India’s role in the emerging strategy, as a potential site for fruitful cooperation, is also becoming clearer. Tokyo’s emphasis on sea-lane security across the Indo-Pacific makes clear a growing Japanese interest in securing the Indian Ocean, from West Asian resource hubs to its own ‘near seas’. India’s role as the region’s security partner of choice would be an obvious candidate in this regard.

In 2025, Defence Ministers from both sides discussed a new initiative, India–Japan (Japan–India) Defence Cooperation in the Indo-Pacific (IJDIP/JIDIP), which specifically listed ‘deeper collaboration’ in Southeast Asia as one of its objectives.[13] The initiative has not been further fleshed out in the months since. If Japan sticks to the course outlined in the recently released document, it could be the perfect opportunity to add much-needed muscle to IJDIP.

Areas of collaboration, including regional maritime domain awareness, intelligence-sharing, and even joint technology development and demonstration, are ripe for further exploration. India’s role as a cost-effective production hub for certain varieties of dual-use equipment for Japanese defence manufacturers could also satisfy the procurement requirements identified in Japan’s security planning. Overall, the new policy signalled by Japan could present an invaluable opportunity to accelerate India–Japan security ties further.

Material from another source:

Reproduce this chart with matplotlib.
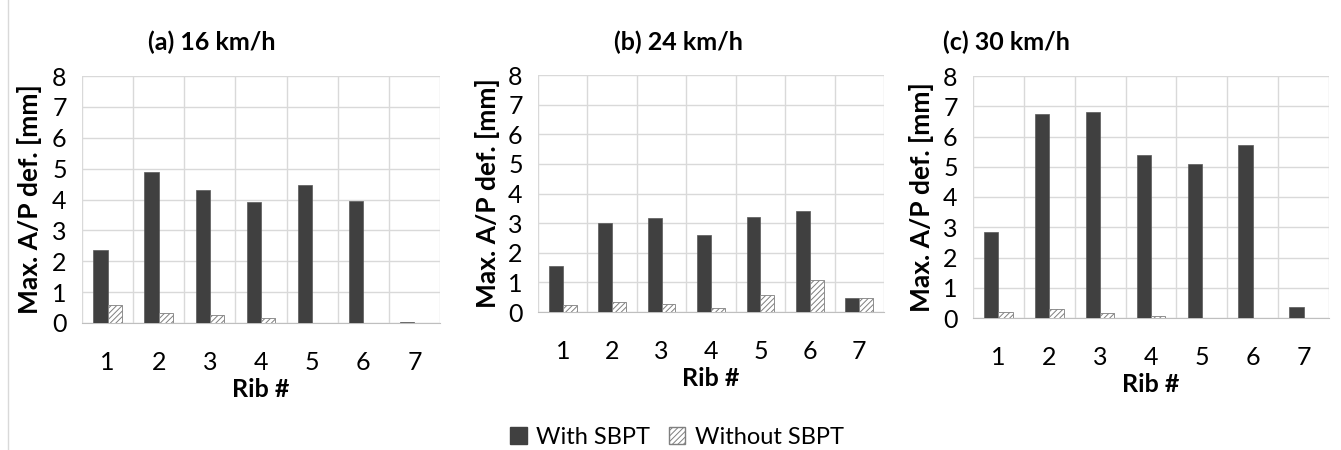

[1] Jesse Johnston and Gabriel Dominguez, With Fresh Mandate, Japan’s Takaichi Sets Sights on Divisive Security Goals, The Japan Times, 22 February 2026.

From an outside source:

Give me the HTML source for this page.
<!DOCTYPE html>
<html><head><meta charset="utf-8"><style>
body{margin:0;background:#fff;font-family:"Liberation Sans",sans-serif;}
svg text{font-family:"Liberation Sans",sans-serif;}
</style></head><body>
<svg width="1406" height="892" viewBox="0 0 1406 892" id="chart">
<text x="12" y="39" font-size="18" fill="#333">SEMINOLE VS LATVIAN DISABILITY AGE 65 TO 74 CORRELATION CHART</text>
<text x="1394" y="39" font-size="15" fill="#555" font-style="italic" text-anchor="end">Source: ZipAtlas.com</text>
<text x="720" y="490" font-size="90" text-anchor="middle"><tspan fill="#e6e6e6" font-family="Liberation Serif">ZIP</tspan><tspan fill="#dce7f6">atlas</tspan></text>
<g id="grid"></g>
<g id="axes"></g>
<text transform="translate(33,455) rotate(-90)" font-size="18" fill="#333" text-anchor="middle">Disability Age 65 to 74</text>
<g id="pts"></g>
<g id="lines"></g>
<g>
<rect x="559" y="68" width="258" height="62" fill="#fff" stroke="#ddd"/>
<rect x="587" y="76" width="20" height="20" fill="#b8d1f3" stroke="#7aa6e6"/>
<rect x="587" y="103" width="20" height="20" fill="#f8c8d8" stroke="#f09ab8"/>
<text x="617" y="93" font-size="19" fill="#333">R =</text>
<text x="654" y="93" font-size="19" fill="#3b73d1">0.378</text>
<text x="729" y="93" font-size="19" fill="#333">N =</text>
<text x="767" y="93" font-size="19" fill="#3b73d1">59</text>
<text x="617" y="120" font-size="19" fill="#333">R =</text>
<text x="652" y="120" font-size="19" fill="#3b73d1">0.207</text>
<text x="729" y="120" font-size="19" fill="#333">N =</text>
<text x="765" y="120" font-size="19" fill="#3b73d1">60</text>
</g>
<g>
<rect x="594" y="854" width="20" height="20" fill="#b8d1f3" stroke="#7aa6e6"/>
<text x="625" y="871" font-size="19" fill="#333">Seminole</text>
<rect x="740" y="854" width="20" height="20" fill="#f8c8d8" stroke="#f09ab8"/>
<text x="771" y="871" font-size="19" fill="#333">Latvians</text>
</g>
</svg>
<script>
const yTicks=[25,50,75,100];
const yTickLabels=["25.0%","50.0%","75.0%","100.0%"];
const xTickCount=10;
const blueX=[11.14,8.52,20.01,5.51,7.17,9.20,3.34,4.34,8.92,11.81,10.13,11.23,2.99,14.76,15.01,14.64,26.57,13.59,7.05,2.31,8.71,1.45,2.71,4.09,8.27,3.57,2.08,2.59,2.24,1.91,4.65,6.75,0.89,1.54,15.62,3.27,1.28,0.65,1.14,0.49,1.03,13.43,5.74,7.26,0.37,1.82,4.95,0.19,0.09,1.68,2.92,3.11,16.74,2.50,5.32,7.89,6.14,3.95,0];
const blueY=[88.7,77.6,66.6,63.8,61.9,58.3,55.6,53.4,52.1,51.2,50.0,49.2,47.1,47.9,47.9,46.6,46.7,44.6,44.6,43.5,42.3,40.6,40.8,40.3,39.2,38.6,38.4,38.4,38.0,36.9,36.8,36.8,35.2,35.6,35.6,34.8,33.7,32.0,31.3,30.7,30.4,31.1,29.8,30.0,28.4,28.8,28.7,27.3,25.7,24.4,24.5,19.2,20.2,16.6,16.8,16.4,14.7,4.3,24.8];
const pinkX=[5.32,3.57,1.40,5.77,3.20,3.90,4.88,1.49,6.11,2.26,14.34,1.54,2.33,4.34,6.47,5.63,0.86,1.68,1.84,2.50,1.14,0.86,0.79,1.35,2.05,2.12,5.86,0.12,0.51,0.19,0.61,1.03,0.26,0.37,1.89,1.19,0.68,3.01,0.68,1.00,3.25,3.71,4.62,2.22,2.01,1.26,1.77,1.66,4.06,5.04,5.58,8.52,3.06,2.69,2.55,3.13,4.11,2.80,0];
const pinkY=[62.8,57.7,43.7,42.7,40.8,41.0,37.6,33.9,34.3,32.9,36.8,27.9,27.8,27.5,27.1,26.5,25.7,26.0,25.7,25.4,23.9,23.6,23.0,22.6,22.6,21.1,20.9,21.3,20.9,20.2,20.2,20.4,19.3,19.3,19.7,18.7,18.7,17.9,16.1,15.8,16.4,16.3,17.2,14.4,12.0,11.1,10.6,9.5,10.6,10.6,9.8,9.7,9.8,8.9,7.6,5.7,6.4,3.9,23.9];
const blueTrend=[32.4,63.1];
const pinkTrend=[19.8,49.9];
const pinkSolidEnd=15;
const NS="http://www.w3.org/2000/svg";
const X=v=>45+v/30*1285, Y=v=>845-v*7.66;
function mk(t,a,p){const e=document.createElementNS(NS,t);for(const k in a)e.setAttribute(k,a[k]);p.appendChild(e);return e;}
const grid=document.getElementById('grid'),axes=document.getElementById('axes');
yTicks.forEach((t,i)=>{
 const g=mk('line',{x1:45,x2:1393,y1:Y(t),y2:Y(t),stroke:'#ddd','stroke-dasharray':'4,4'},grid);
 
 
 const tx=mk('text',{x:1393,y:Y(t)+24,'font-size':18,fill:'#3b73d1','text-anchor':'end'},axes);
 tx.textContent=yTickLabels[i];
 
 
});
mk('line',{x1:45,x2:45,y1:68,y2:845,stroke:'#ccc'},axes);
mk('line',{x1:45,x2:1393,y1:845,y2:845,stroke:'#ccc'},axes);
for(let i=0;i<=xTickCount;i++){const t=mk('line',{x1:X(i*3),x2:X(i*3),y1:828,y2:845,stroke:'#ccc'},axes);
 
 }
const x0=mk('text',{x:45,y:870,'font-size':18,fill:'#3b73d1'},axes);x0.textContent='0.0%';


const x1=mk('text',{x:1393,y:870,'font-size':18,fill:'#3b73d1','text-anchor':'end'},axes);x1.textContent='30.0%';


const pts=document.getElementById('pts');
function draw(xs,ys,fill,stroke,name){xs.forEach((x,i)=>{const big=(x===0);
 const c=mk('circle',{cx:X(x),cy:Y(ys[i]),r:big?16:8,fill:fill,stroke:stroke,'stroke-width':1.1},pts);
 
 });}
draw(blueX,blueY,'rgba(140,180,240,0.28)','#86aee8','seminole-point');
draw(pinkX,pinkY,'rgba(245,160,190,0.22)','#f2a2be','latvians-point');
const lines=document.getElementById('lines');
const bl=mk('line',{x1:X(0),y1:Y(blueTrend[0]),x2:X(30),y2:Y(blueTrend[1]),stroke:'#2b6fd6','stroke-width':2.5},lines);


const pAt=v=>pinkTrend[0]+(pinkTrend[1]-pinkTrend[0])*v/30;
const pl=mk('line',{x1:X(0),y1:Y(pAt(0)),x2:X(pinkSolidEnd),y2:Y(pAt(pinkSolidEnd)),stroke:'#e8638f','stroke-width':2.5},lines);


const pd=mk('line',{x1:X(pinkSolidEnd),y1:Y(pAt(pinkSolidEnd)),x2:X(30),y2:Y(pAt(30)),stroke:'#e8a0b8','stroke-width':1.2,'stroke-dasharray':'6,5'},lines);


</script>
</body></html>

[2] “第5回 防衛力変革推進本部” [Fifth Meeting: Headquarters for the Promotion of Changes in Defence Capability], Ministry of Defense, Government of Japan, 12 March 2026.

[3] 防衛力の変革の方向性①” [Directions of Change in Defence Capabilities 1], Ministry of Defense, Government of Japan, March 2026, p. 2.

[4] Ibid., p. 3.

[5] Ibid., p. 4.

[6] Ibid., p. 6.

[7] Ibid., p. 7.

[8] Ibid., p. 8.

[9] Ibid., p. 10.

[10] Ibid., p. 11.

[11] Ibid., p. 12.

[12] Ibid., p. 13.

[13] Japan-India Defense Ministerial Meeting, Ministry of Defense, Government of Japan, 5 May 2025.